## Direction
Give back every line exactly as it appears, pictures excluded.

## Information shown
* * * *

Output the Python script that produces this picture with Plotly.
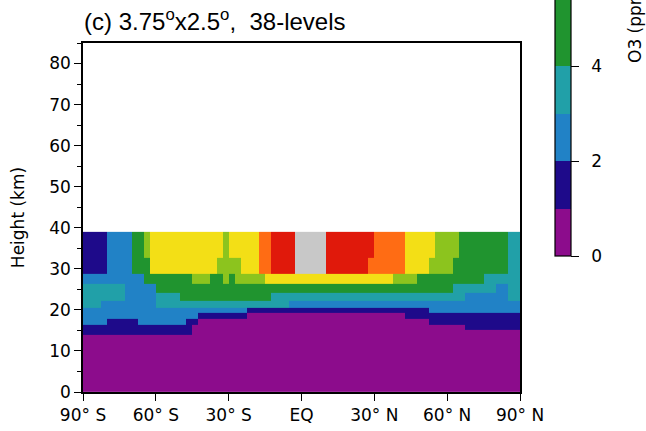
import numpy as np
import plotly.graph_objects as go

# ---------------- data ----------------
# latitude cell edges (2.5 deg grid) and model level edges (km)
lat_edges = np.linspace(-90, 90, 73)
height_edges = [0, 14.0, 15.1, 16.4, 17.8, 19.2, 20.5, 22.1, 24.2, 26.3, 28.8, 32.6, 39.0]

# O3 class index per cell, one string per level (bottom -> top),
# one character per 2.5-degree latitude band (90S -> 90N)
o3_rows = [
    "0000000000" "0000000000" "0000000000" "0000000000" "0000000000" "0000000000" "0000000000" "00",
    "1111111111" "1111111100" "0000000000" "0000000000" "0000000000" "0000000000" "0000000000" "00",
    "1111111111" "1111111100" "0000000000" "0000000000" "0000000000" "0000000000" "0001111111" "11",
    "2222111112" "2222222110" "0000000000" "0000000000" "0000000000" "0000000111" "1111111111" "11",
    "2222222222" "2222222221" "1111111000" "0000000000" "0000000000" "0001111111" "1111111111" "11",
    "2222222222" "2222222222" "2222222111" "1111111111" "1111111111" "1111111222" "2222222222" "22",
    "3332222222" "2233333333" "3333333333" "3333222222" "2222222222" "2222222222" "2222222222" "22",
    "3333333222" "2233334444" "4444444444" "4333333333" "3333333333" "3333333333" "3332222222" "33",
    "3333333222" "2244444444" "4444444444" "4444444444" "4444444444" "4444444444" "4333333322" "33",
    "2222222222" "4444444455" "5445455555" "6666666666" "6666666666" "6555544444" "4444443333" "33",
    "1111222244" "4666666666" "6655556667" "7888899999" "8888888777" "7776666555" "5444444444" "33",
    "1111222244" "5666666666" "6665666667" "7888899999" "8888888877" "7776666655" "5544444444" "33",
]

# contour level boundaries (ppmv) and their colours
level_bounds = [0, 1, 2, 3, 4, 6, 7, 8, 9, 9.5, 10]
level_colors = ["#8c0c8c", "#1e0a8a", "#2182c6", "#21a0a8", "#20942f",
                "#8cc41e", "#f3df16", "#ff6c14", "#e0190b", "#c8c8c8"]
cbar_ticks = [0, 2, 4]
cbar_ticktext = ["0", "2", "4"]

x_tickvals = [-90, -60, -30, 0, 30, 60, 90]
x_ticktext = ["90° S", "60° S", "30° S", "EQ", "30° N", "60° N", "90° N"]
y_tickvals = [0, 10, 20, 30, 40, 50, 60, 70, 80]

# ---------------- figure ----------------
zmin, zmax = level_bounds[0], level_bounds[-1]
mids = [(level_bounds[k] + level_bounds[k + 1]) / 2 for k in range(len(level_colors))]
z = [[mids[int(c)] for c in row] for row in o3_rows]
cscale = []
for k, c in enumerate(level_colors):
    cscale.append([(level_bounds[k] - zmin) / (zmax - zmin), c])
    cscale.append([(level_bounds[k + 1] - zmin) / (zmax - zmin), c])

W, H = 646, 431
L, R, T, B = 83, 126, 43, 39
plot_w = W - L - R
plot_h = H - T - B

cb_bottom_px = 256
cb_top_px = -219
cb_y = (H - B - cb_bottom_px) / plot_h
cb_len = (cb_bottom_px - cb_top_px) / plot_h

font_main = "DejaVu Sans"
# invisible spacer in front of colour-bar labels (pushes them off the ticks)
spacer = '<span style="color:white">s</span>'

fig = go.Figure(go.Heatmap(
    x=lat_edges, y=height_edges, z=z,
    zmin=zmin, zmax=zmax, colorscale=cscale,
    colorbar=dict(
        x=(555 - L) / plot_w, xanchor="left", xpad=0,
        y=cb_y, yanchor="bottom", ypad=0,
        len=cb_len, lenmode="fraction",
        thickness=16,
        outlinecolor="black", outlinewidth=1.2,
        tickmode="array", tickvals=cbar_ticks,
        ticktext=[spacer + t for t in cbar_ticktext],
        ticks="outside", ticklen=8, tickwidth=1.3, tickcolor="black",
        tickfont=dict(family=font_main, size=17, color="black"),
    ),
    hoverinfo="skip",
))

NB = "\u00a0"
fig.update_layout(
    width=W, height=H,
    margin=dict(l=L, r=R, t=T, b=B, pad=0, autoexpand=False),
    paper_bgcolor="white", plot_bgcolor="white",
    xaxis=dict(range=[-90, 90], tickvals=x_tickvals, ticktext=x_ticktext,
               ticks="outside", ticklen=7, tickwidth=1.3, tickcolor="black",
               showline=True, linecolor="black", linewidth=1.5, mirror=True,
               showgrid=False, zeroline=False, automargin=False,
               tickfont=dict(family=font_main, size=17, color="black")),
    yaxis=dict(range=[0, 85], tickvals=y_tickvals,
               ticks="outside", ticklen=7, tickwidth=1.3, tickcolor="black",
               minor=dict(dtick=5, tick0=0, ticks="outside", ticklen=4, tickcolor="black", tickwidth=1),
               showline=True, linecolor="black", linewidth=1.5, mirror=True,
               showgrid=False, zeroline=False, automargin=False,
               title=dict(text="Height (km)", standoff=20,
                          font=dict(family=font_main, size=17, color="black")),
               tickfont=dict(family=font_main, size=17, color="black")),
    annotations=[
        dict(text="(c)" + NB + "3.75<sup>o</sup>x2.5<sup>o</sup>," + NB * 2 + "38-levels",
             xref="paper", yref="paper",
             x=(82 - L) / plot_w, y=1.0, xanchor="left", yanchor="bottom",
             yshift=6, showarrow=False,
             font=dict(family="Liberation Sans", size=24, color="black")),
        dict(text="O3 (ppmv)", xref="paper", yref="paper",
             x=(635 - L) / plot_w, y=(H - B - 18) / plot_h,
             xanchor="center", yanchor="middle", textangle=-90, showarrow=False,
             font=dict(family=font_main, size=17, color="black")),
    ],
)

fig.write_html("out.html", config={"displayModeBar": False},
               post_script="document.body.style.margin='0';")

* * * *

## Response
Output the Python script that produces this picture with Plotly.
import numpy as np
import plotly.graph_objects as go

# ---------------- data ----------------
# latitude cell edges (2.5 deg grid) and model level edges (km)
lat_edges = np.linspace(-90, 90, 73)
height_edges = [0, 14.0, 15.1, 16.4, 17.8, 19.2, 20.5, 22.1, 24.2, 26.3, 28.8, 32.6, 39.0]

# O3 class index per cell, one string per level (bottom -> top),
# one character per 2.5-degree latitude band (90S -> 90N)
o3_rows = [
    "0000000000" "0000000000" "0000000000" "0000000000" "0000000000" "0000000000" "0000000000" "00",
    "1111111111" "1111111100" "0000000000" "0000000000" "0000000000" "0000000000" "0000000000" "00",
    "1111111111" "1111111100" "0000000000" "0000000000" "0000000000" "0000000000" "0001111111" "11",
    "2222111112" "2222222110" "0000000000" "0000000000" "0000000000" "0000000111" "1111111111" "11",
    "2222222222" "2222222221" "1111111000" "0000000000" "0000000000" "0001111111" "1111111111" "11",
    "2222222222" "2222222222" "2222222111" "1111111111" "1111111111" "1111111222" "2222222222" "22",
    "3332222222" "2233333333" "3333333333" "3333222222" "2222222222" "2222222222" "2222222222" "22",
    "3333333222" "2233334444" "4444444444" "4333333333" "3333333333" "3333333333" "3332222222" "33",
    "3333333222" "2244444444" "4444444444" "4444444444" "4444444444" "4444444444" "4333333322" "33",
    "2222222222" "4444444455" "5445455555" "6666666666" "6666666666" "6555544444" "4444443333" "33",
    "1111222244" "4666666666" "6655556667" "7888899999" "8888888777" "7776666555" "5444444444" "33",
    "1111222244" "5666666666" "6665666667" "7888899999" "8888888877" "7776666655" "5544444444" "33",
]

# contour level boundaries (ppmv) and their colours
level_bounds = [0, 1, 2, 3, 4, 6, 7, 8, 9, 9.5, 10]
level_colors = ["#8c0c8c", "#1e0a8a", "#2182c6", "#21a0a8", "#20942f",
                "#8cc41e", "#f3df16", "#ff6c14", "#e0190b", "#c8c8c8"]
cbar_ticks = [0, 2, 4]
cbar_ticktext = ["0", "2", "4"]

x_tickvals = [-90, -60, -30, 0, 30, 60, 90]
x_ticktext = ["90° S", "60° S", "30° S", "EQ", "30° N", "60° N", "90° N"]
y_tickvals = [0, 10, 20, 30, 40, 50, 60, 70, 80]

# ---------------- figure ----------------
zmin, zmax = level_bounds[0], level_bounds[-1]
mids = [(level_bounds[k] + level_bounds[k + 1]) / 2 for k in range(len(level_colors))]
z = [[mids[int(c)] for c in row] for row in o3_rows]
cscale = []
for k, c in enumerate(level_colors):
    cscale.append([(level_bounds[k] - zmin) / (zmax - zmin), c])
    cscale.append([(level_bounds[k + 1] - zmin) / (zmax - zmin), c])

W, H = 646, 431
L, R, T, B = 83, 126, 43, 39
plot_w = W - L - R
plot_h = H - T - B

cb_bottom_px = 256
cb_top_px = -219
cb_y = (H - B - cb_bottom_px) / plot_h
cb_len = (cb_bottom_px - cb_top_px) / plot_h

font_main = "DejaVu Sans"
# invisible spacer in front of colour-bar labels (pushes them off the ticks)
spacer = '<span style="color:white">s</span>'

fig = go.Figure(go.Heatmap(
    x=lat_edges, y=height_edges, z=z,
    zmin=zmin, zmax=zmax, colorscale=cscale,
    colorbar=dict(
        x=(555 - L) / plot_w, xanchor="left", xpad=0,
        y=cb_y, yanchor="bottom", ypad=0,
        len=cb_len, lenmode="fraction",
        thickness=16,
        outlinecolor="black", outlinewidth=1.2,
        tickmode="array", tickvals=cbar_ticks,
        ticktext=[spacer + t for t in cbar_ticktext],
        ticks="outside", ticklen=8, tickwidth=1.3, tickcolor="black",
        tickfont=dict(family=font_main, size=17, color="black"),
    ),
    hoverinfo="skip",
))

NB = "\u00a0"
fig.update_layout(
    width=W, height=H,
    margin=dict(l=L, r=R, t=T, b=B, pad=0, autoexpand=False),
    paper_bgcolor="white", plot_bgcolor="white",
    xaxis=dict(range=[-90, 90], tickvals=x_tickvals, ticktext=x_ticktext,
               ticks="outside", ticklen=7, tickwidth=1.3, tickcolor="black",
               showline=True, linecolor="black", linewidth=1.5, mirror=True,
               showgrid=False, zeroline=False, automargin=False,
               tickfont=dict(family=font_main, size=17, color="black")),
    yaxis=dict(range=[0, 85], tickvals=y_tickvals,
               ticks="outside", ticklen=7, tickwidth=1.3, tickcolor="black",
               minor=dict(dtick=5, tick0=0, ticks="outside", ticklen=4, tickcolor="black", tickwidth=1),
               showline=True, linecolor="black", linewidth=1.5, mirror=True,
               showgrid=False, zeroline=False, automargin=False,
               title=dict(text="Height (km)", standoff=20,
                          font=dict(family=font_main, size=17, color="black")),
               tickfont=dict(family=font_main, size=17, color="black")),
    annotations=[
        dict(text="(c)" + NB + "3.75<sup>o</sup>x2.5<sup>o</sup>," + NB * 2 + "38-levels",
             xref="paper", yref="paper",
             x=(82 - L) / plot_w, y=1.0, xanchor="left", yanchor="bottom",
             yshift=6, showarrow=False,
             font=dict(family="Liberation Sans", size=24, color="black")),
        dict(text="O3 (ppmv)", xref="paper", yref="paper",
             x=(635 - L) / plot_w, y=(H - B - 18) / plot_h,
             xanchor="center", yanchor="middle", textangle=-90, showarrow=False,
             font=dict(family=font_main, size=17, color="black")),
    ],
)

fig.write_html("out.html", config={"displayModeBar": False},
               post_script="document.body.style.margin='0';")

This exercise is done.